What is asked: Print all of the lines exactly. Any picture among them stays out.

Dataset extract:
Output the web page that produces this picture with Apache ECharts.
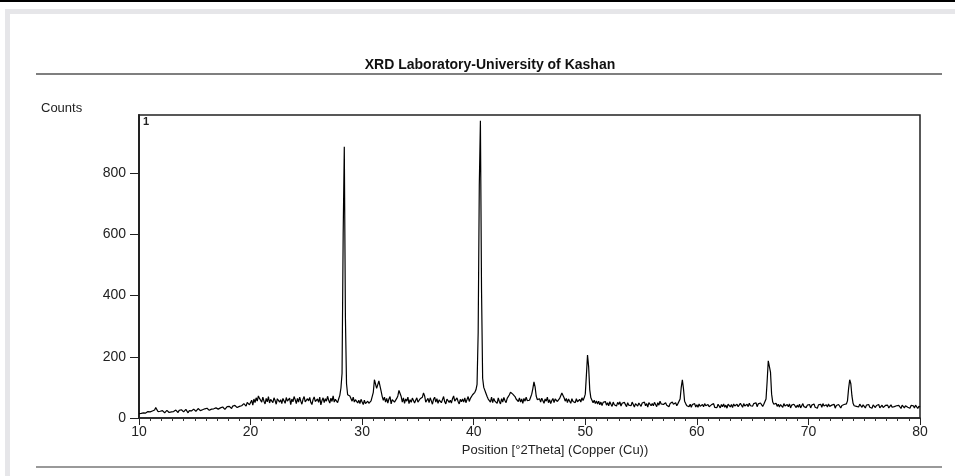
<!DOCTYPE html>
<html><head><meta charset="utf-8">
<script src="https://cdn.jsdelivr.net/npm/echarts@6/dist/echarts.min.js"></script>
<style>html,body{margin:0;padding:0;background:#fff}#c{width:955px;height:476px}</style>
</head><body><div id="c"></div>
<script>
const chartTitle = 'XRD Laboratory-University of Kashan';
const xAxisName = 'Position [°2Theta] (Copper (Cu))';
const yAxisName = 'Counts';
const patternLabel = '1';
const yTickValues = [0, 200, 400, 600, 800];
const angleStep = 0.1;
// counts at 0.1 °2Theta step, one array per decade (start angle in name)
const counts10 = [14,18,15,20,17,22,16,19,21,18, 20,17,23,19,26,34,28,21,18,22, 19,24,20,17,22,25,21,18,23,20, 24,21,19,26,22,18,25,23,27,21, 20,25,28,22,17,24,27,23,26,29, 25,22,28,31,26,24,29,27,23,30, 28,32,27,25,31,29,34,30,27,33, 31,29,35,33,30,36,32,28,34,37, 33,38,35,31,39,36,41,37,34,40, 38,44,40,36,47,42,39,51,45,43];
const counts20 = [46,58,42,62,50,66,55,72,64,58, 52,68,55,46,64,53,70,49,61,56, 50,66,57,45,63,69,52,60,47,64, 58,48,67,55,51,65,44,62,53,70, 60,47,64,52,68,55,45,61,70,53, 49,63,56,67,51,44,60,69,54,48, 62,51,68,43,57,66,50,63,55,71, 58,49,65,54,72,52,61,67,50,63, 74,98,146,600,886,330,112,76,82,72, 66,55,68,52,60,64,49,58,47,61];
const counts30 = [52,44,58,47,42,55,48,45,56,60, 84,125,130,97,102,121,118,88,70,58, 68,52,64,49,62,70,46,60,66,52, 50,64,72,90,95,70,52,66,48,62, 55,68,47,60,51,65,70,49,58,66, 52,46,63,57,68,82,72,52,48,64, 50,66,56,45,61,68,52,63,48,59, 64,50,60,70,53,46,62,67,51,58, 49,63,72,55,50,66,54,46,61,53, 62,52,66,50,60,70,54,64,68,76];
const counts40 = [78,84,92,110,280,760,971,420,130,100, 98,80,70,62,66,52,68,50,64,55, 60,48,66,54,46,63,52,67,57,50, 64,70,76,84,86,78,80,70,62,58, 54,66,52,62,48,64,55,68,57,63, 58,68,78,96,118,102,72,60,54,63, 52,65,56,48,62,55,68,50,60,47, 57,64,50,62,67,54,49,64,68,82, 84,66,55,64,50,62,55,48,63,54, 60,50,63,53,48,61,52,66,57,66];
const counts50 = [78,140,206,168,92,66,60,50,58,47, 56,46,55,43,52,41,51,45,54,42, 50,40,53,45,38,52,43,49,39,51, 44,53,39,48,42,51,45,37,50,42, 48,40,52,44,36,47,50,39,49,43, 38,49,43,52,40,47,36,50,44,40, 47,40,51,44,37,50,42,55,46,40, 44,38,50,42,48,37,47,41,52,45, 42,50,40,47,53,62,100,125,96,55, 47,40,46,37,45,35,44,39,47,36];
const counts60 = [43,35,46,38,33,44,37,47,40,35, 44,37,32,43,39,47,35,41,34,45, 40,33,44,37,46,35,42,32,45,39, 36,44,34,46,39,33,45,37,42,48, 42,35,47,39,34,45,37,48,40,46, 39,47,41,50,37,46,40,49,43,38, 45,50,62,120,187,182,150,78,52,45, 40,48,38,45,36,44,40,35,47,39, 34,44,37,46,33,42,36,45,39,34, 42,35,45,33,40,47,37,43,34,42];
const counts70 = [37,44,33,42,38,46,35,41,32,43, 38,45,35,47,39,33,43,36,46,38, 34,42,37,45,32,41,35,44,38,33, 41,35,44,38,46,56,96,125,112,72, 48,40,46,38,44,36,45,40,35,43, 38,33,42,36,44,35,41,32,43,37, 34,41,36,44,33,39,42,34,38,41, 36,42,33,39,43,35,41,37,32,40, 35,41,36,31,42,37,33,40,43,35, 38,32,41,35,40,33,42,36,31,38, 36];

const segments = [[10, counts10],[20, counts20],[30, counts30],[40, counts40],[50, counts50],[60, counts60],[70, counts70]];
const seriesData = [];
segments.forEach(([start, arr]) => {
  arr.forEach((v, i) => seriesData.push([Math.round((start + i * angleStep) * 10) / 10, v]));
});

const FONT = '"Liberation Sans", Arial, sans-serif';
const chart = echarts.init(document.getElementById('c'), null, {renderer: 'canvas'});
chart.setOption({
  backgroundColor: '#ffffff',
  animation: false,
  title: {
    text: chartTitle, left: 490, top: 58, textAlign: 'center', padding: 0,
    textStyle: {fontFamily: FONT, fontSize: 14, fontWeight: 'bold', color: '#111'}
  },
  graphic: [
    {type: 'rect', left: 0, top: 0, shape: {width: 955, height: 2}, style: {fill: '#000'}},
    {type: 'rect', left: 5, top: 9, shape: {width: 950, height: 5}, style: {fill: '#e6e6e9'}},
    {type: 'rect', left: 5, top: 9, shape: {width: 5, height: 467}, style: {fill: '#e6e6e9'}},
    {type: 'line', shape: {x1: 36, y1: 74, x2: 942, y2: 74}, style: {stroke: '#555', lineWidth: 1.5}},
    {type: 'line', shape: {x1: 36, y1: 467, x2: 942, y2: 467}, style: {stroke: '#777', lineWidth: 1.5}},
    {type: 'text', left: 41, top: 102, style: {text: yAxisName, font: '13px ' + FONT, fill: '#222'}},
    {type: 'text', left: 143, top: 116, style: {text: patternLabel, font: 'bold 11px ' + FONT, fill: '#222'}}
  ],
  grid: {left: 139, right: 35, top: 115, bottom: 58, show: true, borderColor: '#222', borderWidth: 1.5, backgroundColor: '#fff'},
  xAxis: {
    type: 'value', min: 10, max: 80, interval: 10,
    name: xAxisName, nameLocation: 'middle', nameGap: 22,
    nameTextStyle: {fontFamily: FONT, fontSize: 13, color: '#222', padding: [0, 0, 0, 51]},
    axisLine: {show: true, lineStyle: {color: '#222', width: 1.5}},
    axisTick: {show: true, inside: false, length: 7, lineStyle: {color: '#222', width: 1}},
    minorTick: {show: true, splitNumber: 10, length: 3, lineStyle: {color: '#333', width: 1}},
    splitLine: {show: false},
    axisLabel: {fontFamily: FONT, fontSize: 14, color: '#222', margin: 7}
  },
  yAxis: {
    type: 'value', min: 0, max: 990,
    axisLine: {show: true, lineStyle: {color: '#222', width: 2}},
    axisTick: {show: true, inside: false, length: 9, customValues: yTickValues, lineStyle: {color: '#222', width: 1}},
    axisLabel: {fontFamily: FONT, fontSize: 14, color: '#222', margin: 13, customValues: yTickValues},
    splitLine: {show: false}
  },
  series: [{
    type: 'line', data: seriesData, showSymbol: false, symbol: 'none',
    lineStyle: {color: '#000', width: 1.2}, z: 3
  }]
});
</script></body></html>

Solution below:
Output the web page that produces this picture with Apache ECharts.
<!DOCTYPE html>
<html><head><meta charset="utf-8">
<script src="https://cdn.jsdelivr.net/npm/echarts@6/dist/echarts.min.js"></script>
<style>html,body{margin:0;padding:0;background:#fff}#c{width:955px;height:476px}</style>
</head><body><div id="c"></div>
<script>
const chartTitle = 'XRD Laboratory-University of Kashan';
const xAxisName = 'Position [°2Theta] (Copper (Cu))';
const yAxisName = 'Counts';
const patternLabel = '1';
const yTickValues = [0, 200, 400, 600, 800];
const angleStep = 0.1;
// counts at 0.1 °2Theta step, one array per decade (start angle in name)
const counts10 = [14,18,15,20,17,22,16,19,21,18, 20,17,23,19,26,34,28,21,18,22, 19,24,20,17,22,25,21,18,23,20, 24,21,19,26,22,18,25,23,27,21, 20,25,28,22,17,24,27,23,26,29, 25,22,28,31,26,24,29,27,23,30, 28,32,27,25,31,29,34,30,27,33, 31,29,35,33,30,36,32,28,34,37, 33,38,35,31,39,36,41,37,34,40, 38,44,40,36,47,42,39,51,45,43];
const counts20 = [46,58,42,62,50,66,55,72,64,58, 52,68,55,46,64,53,70,49,61,56, 50,66,57,45,63,69,52,60,47,64, 58,48,67,55,51,65,44,62,53,70, 60,47,64,52,68,55,45,61,70,53, 49,63,56,67,51,44,60,69,54,48, 62,51,68,43,57,66,50,63,55,71, 58,49,65,54,72,52,61,67,50,63, 74,98,146,600,886,330,112,76,82,72, 66,55,68,52,60,64,49,58,47,61];
const counts30 = [52,44,58,47,42,55,48,45,56,60, 84,125,130,97,102,121,118,88,70,58, 68,52,64,49,62,70,46,60,66,52, 50,64,72,90,95,70,52,66,48,62, 55,68,47,60,51,65,70,49,58,66, 52,46,63,57,68,82,72,52,48,64, 50,66,56,45,61,68,52,63,48,59, 64,50,60,70,53,46,62,67,51,58, 49,63,72,55,50,66,54,46,61,53, 62,52,66,50,60,70,54,64,68,76];
const counts40 = [78,84,92,110,280,760,971,420,130,100, 98,80,70,62,66,52,68,50,64,55, 60,48,66,54,46,63,52,67,57,50, 64,70,76,84,86,78,80,70,62,58, 54,66,52,62,48,64,55,68,57,63, 58,68,78,96,118,102,72,60,54,63, 52,65,56,48,62,55,68,50,60,47, 57,64,50,62,67,54,49,64,68,82, 84,66,55,64,50,62,55,48,63,54, 60,50,63,53,48,61,52,66,57,66];
const counts50 = [78,140,206,168,92,66,60,50,58,47, 56,46,55,43,52,41,51,45,54,42, 50,40,53,45,38,52,43,49,39,51, 44,53,39,48,42,51,45,37,50,42, 48,40,52,44,36,47,50,39,49,43, 38,49,43,52,40,47,36,50,44,40, 47,40,51,44,37,50,42,55,46,40, 44,38,50,42,48,37,47,41,52,45, 42,50,40,47,53,62,100,125,96,55, 47,40,46,37,45,35,44,39,47,36];
const counts60 = [43,35,46,38,33,44,37,47,40,35, 44,37,32,43,39,47,35,41,34,45, 40,33,44,37,46,35,42,32,45,39, 36,44,34,46,39,33,45,37,42,48, 42,35,47,39,34,45,37,48,40,46, 39,47,41,50,37,46,40,49,43,38, 45,50,62,120,187,182,150,78,52,45, 40,48,38,45,36,44,40,35,47,39, 34,44,37,46,33,42,36,45,39,34, 42,35,45,33,40,47,37,43,34,42];
const counts70 = [37,44,33,42,38,46,35,41,32,43, 38,45,35,47,39,33,43,36,46,38, 34,42,37,45,32,41,35,44,38,33, 41,35,44,38,46,56,96,125,112,72, 48,40,46,38,44,36,45,40,35,43, 38,33,42,36,44,35,41,32,43,37, 34,41,36,44,33,39,42,34,38,41, 36,42,33,39,43,35,41,37,32,40, 35,41,36,31,42,37,33,40,43,35, 38,32,41,35,40,33,42,36,31,38, 36];

const segments = [[10, counts10],[20, counts20],[30, counts30],[40, counts40],[50, counts50],[60, counts60],[70, counts70]];
const seriesData = [];
segments.forEach(([start, arr]) => {
  arr.forEach((v, i) => seriesData.push([Math.round((start + i * angleStep) * 10) / 10, v]));
});

const FONT = '"Liberation Sans", Arial, sans-serif';
const chart = echarts.init(document.getElementById('c'), null, {renderer: 'canvas'});
chart.setOption({
  backgroundColor: '#ffffff',
  animation: false,
  title: {
    text: chartTitle, left: 490, top: 58, textAlign: 'center', padding: 0,
    textStyle: {fontFamily: FONT, fontSize: 14, fontWeight: 'bold', color: '#111'}
  },
  graphic: [
    {type: 'rect', left: 0, top: 0, shape: {width: 955, height: 2}, style: {fill: '#000'}},
    {type: 'rect', left: 5, top: 9, shape: {width: 950, height: 5}, style: {fill: '#e6e6e9'}},
    {type: 'rect', left: 5, top: 9, shape: {width: 5, height: 467}, style: {fill: '#e6e6e9'}},
    {type: 'line', shape: {x1: 36, y1: 74, x2: 942, y2: 74}, style: {stroke: '#555', lineWidth: 1.5}},
    {type: 'line', shape: {x1: 36, y1: 467, x2: 942, y2: 467}, style: {stroke: '#777', lineWidth: 1.5}},
    {type: 'text', left: 41, top: 102, style: {text: yAxisName, font: '13px ' + FONT, fill: '#222'}},
    {type: 'text', left: 143, top: 116, style: {text: patternLabel, font: 'bold 11px ' + FONT, fill: '#222'}}
  ],
  grid: {left: 139, right: 35, top: 115, bottom: 58, show: true, borderColor: '#222', borderWidth: 1.5, backgroundColor: '#fff'},
  xAxis: {
    type: 'value', min: 10, max: 80, interval: 10,
    name: xAxisName, nameLocation: 'middle', nameGap: 22,
    nameTextStyle: {fontFamily: FONT, fontSize: 13, color: '#222', padding: [0, 0, 0, 51]},
    axisLine: {show: true, lineStyle: {color: '#222', width: 1.5}},
    axisTick: {show: true, inside: false, length: 7, lineStyle: {color: '#222', width: 1}},
    minorTick: {show: true, splitNumber: 10, length: 3, lineStyle: {color: '#333', width: 1}},
    splitLine: {show: false},
    axisLabel: {fontFamily: FONT, fontSize: 14, color: '#222', margin: 7}
  },
  yAxis: {
    type: 'value', min: 0, max: 990,
    axisLine: {show: true, lineStyle: {color: '#222', width: 2}},
    axisTick: {show: true, inside: false, length: 9, customValues: yTickValues, lineStyle: {color: '#222', width: 1}},
    axisLabel: {fontFamily: FONT, fontSize: 14, color: '#222', margin: 13, customValues: yTickValues},
    splitLine: {show: false}
  },
  series: [{
    type: 'line', data: seriesData, showSymbol: false, symbol: 'none',
    lineStyle: {color: '#000', width: 1.2}, z: 3
  }]
});
</script></body></html>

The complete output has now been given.